A supermoon is expected to reach its peak illumination later this month!
This year, the Super Pink Moon will reach peak illumination on Monday, April 26, at 11:33 p.m. EDT. That said, it'll be hard to miss since it will look extraordinarily bright throughout the night, but for the best view, you'll want to look up when the moon is low on the horizon — roughly around 7:30 p.m. EST and 6:30 a.m. EST on April 27 — as that's when it'll look the largest.
This month’s full Moon was nicknamed the Pink Moon by Native American tribes due to the blooming of flowers around this time of the year. The Old Farmer's Almanac says that the name refers to the fact that April's full moon coincides specifically with the blooming of the bright pink creeping phlox flowers.
A supermoon occurs when the full moon is within 90% of perigee — that is, the closest point a celestial body gets to Earth during its orbit. Supermoons usually appear about 7% larger than a typical full moon and about 15% brighter.
The term was coined in 1970 by astrologer Richard Nolle.
In 2021, we have four supermoons on the calendar: March, April, May, and June. The following supermoon is expected on May 26, which the Old Farmer's Almanac calls the "flower moon".

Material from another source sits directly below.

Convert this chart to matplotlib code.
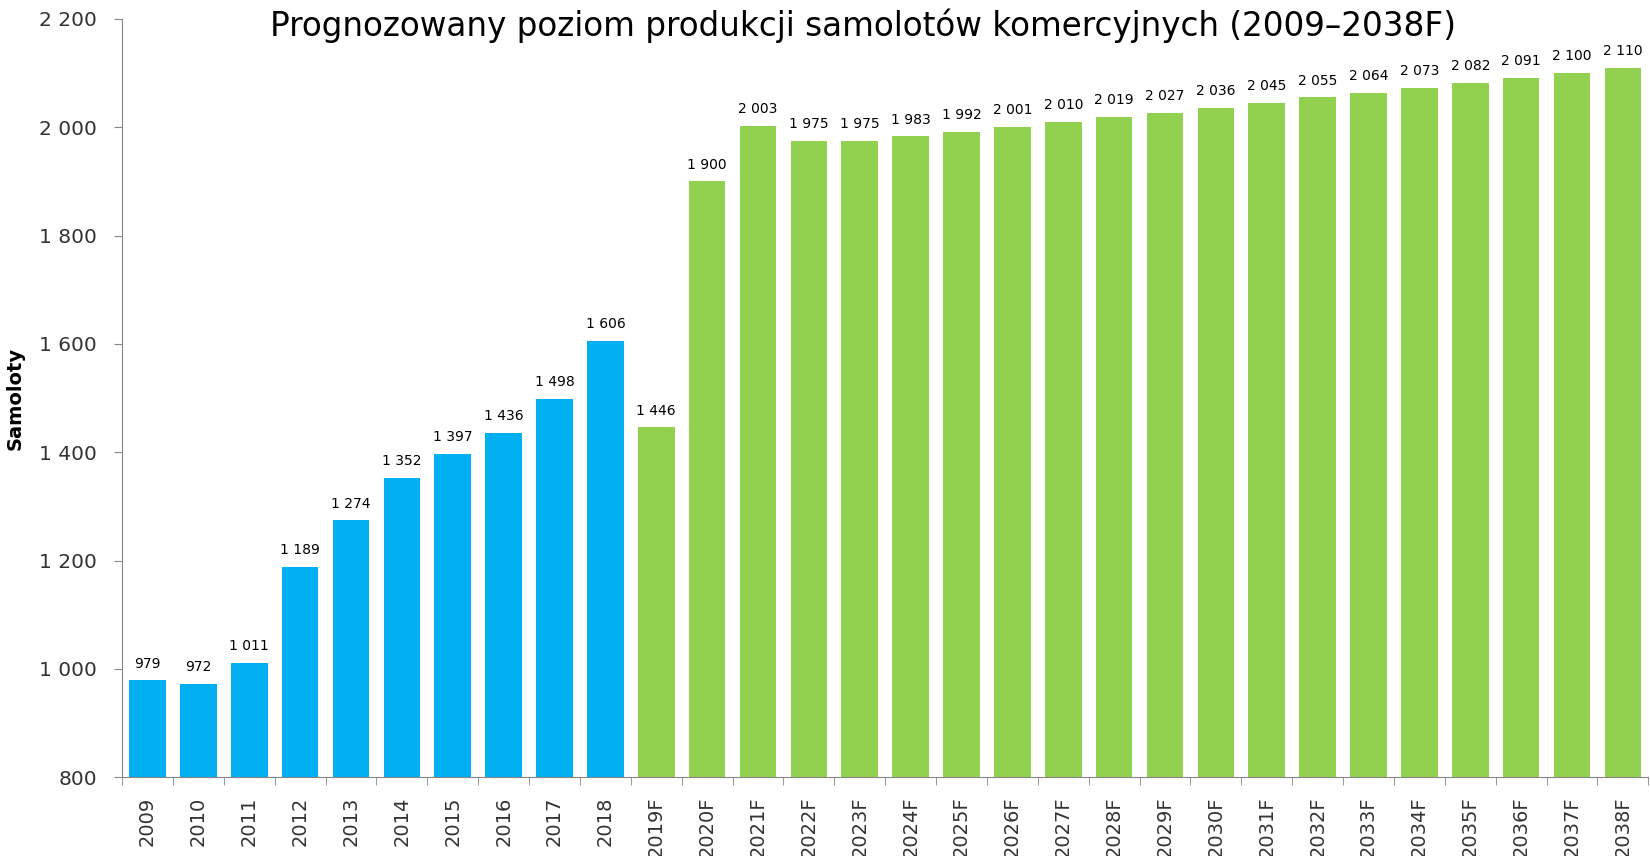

Super moons are rare, happening roughly once every 12 to 14 months; though this year we're lucky to get two supermoons, with the second one visible just one month after the first. The next supermoon is occurring on Wednesday, May 26. This supermoon is notable because it will also be a total lunar eclipse, which will turn it into a super blood moon, and unlike the pink moon, this blood moon will be a reddish colour.